Problem details - Copy each line of the data below exactly, leaving out pictures.
---------- Material provided ----------
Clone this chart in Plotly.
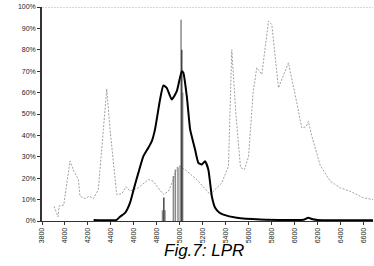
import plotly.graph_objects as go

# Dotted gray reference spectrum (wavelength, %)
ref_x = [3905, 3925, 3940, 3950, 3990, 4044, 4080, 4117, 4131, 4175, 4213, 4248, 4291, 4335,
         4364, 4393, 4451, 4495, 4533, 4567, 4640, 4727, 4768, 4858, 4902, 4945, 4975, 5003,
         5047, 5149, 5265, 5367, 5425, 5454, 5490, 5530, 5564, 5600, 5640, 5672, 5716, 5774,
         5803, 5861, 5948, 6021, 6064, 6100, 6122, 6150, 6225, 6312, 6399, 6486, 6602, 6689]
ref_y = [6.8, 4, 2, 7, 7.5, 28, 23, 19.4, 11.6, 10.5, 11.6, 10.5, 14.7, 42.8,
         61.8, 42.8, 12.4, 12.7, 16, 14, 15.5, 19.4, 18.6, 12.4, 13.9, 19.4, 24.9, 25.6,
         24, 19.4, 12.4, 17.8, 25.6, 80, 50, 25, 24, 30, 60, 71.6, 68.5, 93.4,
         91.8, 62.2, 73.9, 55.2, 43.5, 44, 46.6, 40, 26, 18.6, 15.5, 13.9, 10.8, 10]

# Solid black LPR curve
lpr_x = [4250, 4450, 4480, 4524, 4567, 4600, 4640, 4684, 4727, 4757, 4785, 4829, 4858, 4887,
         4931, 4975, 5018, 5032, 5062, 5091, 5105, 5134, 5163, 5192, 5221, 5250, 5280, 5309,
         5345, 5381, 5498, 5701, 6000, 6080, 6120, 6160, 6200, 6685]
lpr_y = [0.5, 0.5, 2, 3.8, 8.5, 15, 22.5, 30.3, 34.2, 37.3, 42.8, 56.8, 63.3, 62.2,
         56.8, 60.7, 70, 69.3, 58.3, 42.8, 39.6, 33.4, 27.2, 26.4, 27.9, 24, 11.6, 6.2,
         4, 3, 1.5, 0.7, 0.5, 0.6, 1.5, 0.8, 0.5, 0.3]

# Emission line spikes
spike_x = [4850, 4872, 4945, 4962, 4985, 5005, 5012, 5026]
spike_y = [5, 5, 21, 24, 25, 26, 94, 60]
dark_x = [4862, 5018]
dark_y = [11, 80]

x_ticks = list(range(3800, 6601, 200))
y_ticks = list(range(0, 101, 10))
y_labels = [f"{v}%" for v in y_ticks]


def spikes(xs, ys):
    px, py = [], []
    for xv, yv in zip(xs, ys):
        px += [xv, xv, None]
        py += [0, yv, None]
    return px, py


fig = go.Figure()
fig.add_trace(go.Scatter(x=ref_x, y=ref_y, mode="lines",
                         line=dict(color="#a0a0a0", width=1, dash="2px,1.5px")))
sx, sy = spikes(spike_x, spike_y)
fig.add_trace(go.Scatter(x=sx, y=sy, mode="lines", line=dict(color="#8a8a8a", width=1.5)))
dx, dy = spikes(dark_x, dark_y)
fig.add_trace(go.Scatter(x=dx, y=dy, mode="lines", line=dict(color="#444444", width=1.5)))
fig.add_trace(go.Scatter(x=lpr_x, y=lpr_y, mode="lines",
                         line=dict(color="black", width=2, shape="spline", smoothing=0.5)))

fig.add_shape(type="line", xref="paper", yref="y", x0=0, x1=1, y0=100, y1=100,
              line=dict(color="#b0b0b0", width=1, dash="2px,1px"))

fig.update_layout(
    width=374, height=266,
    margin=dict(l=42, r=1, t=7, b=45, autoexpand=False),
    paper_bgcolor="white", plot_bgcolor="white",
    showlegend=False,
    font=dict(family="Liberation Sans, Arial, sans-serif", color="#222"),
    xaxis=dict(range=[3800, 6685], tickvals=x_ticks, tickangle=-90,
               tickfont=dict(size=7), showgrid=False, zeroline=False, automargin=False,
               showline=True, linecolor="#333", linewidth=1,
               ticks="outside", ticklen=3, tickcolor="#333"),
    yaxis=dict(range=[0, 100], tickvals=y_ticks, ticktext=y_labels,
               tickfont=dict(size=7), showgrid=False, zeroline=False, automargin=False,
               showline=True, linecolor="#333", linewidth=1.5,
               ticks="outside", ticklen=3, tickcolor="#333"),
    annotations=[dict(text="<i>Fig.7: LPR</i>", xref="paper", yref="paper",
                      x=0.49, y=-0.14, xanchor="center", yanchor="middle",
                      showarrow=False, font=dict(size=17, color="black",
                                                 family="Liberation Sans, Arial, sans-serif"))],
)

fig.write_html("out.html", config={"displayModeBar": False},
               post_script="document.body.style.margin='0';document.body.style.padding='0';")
----------
Correct result -
Clone this chart in Plotly.
import plotly.graph_objects as go

# Dotted gray reference spectrum (wavelength, %)
ref_x = [3905, 3925, 3940, 3950, 3990, 4044, 4080, 4117, 4131, 4175, 4213, 4248, 4291, 4335,
         4364, 4393, 4451, 4495, 4533, 4567, 4640, 4727, 4768, 4858, 4902, 4945, 4975, 5003,
         5047, 5149, 5265, 5367, 5425, 5454, 5490, 5530, 5564, 5600, 5640, 5672, 5716, 5774,
         5803, 5861, 5948, 6021, 6064, 6100, 6122, 6150, 6225, 6312, 6399, 6486, 6602, 6689]
ref_y = [6.8, 4, 2, 7, 7.5, 28, 23, 19.4, 11.6, 10.5, 11.6, 10.5, 14.7, 42.8,
         61.8, 42.8, 12.4, 12.7, 16, 14, 15.5, 19.4, 18.6, 12.4, 13.9, 19.4, 24.9, 25.6,
         24, 19.4, 12.4, 17.8, 25.6, 80, 50, 25, 24, 30, 60, 71.6, 68.5, 93.4,
         91.8, 62.2, 73.9, 55.2, 43.5, 44, 46.6, 40, 26, 18.6, 15.5, 13.9, 10.8, 10]

# Solid black LPR curve
lpr_x = [4250, 4450, 4480, 4524, 4567, 4600, 4640, 4684, 4727, 4757, 4785, 4829, 4858, 4887,
         4931, 4975, 5018, 5032, 5062, 5091, 5105, 5134, 5163, 5192, 5221, 5250, 5280, 5309,
         5345, 5381, 5498, 5701, 6000, 6080, 6120, 6160, 6200, 6685]
lpr_y = [0.5, 0.5, 2, 3.8, 8.5, 15, 22.5, 30.3, 34.2, 37.3, 42.8, 56.8, 63.3, 62.2,
         56.8, 60.7, 70, 69.3, 58.3, 42.8, 39.6, 33.4, 27.2, 26.4, 27.9, 24, 11.6, 6.2,
         4, 3, 1.5, 0.7, 0.5, 0.6, 1.5, 0.8, 0.5, 0.3]

# Emission line spikes
spike_x = [4850, 4872, 4945, 4962, 4985, 5005, 5012, 5026]
spike_y = [5, 5, 21, 24, 25, 26, 94, 60]
dark_x = [4862, 5018]
dark_y = [11, 80]

x_ticks = list(range(3800, 6601, 200))
y_ticks = list(range(0, 101, 10))
y_labels = [f"{v}%" for v in y_ticks]


def spikes(xs, ys):
    px, py = [], []
    for xv, yv in zip(xs, ys):
        px += [xv, xv, None]
        py += [0, yv, None]
    return px, py


fig = go.Figure()
fig.add_trace(go.Scatter(x=ref_x, y=ref_y, mode="lines",
                         line=dict(color="#a0a0a0", width=1, dash="2px,1.5px")))
sx, sy = spikes(spike_x, spike_y)
fig.add_trace(go.Scatter(x=sx, y=sy, mode="lines", line=dict(color="#8a8a8a", width=1.5)))
dx, dy = spikes(dark_x, dark_y)
fig.add_trace(go.Scatter(x=dx, y=dy, mode="lines", line=dict(color="#444444", width=1.5)))
fig.add_trace(go.Scatter(x=lpr_x, y=lpr_y, mode="lines",
                         line=dict(color="black", width=2, shape="spline", smoothing=0.5)))

fig.add_shape(type="line", xref="paper", yref="y", x0=0, x1=1, y0=100, y1=100,
              line=dict(color="#b0b0b0", width=1, dash="2px,1px"))

fig.update_layout(
    width=374, height=266,
    margin=dict(l=42, r=1, t=7, b=45, autoexpand=False),
    paper_bgcolor="white", plot_bgcolor="white",
    showlegend=False,
    font=dict(family="Liberation Sans, Arial, sans-serif", color="#222"),
    xaxis=dict(range=[3800, 6685], tickvals=x_ticks, tickangle=-90,
               tickfont=dict(size=7), showgrid=False, zeroline=False, automargin=False,
               showline=True, linecolor="#333", linewidth=1,
               ticks="outside", ticklen=3, tickcolor="#333"),
    yaxis=dict(range=[0, 100], tickvals=y_ticks, ticktext=y_labels,
               tickfont=dict(size=7), showgrid=False, zeroline=False, automargin=False,
               showline=True, linecolor="#333", linewidth=1.5,
               ticks="outside", ticklen=3, tickcolor="#333"),
    annotations=[dict(text="<i>Fig.7: LPR</i>", xref="paper", yref="paper",
                      x=0.49, y=-0.14, xanchor="center", yanchor="middle",
                      showarrow=False, font=dict(size=17, color="black",
                                                 family="Liberation Sans, Arial, sans-serif"))],
)

fig.write_html("out.html", config={"displayModeBar": False},
               post_script="document.body.style.margin='0';document.body.style.padding='0';")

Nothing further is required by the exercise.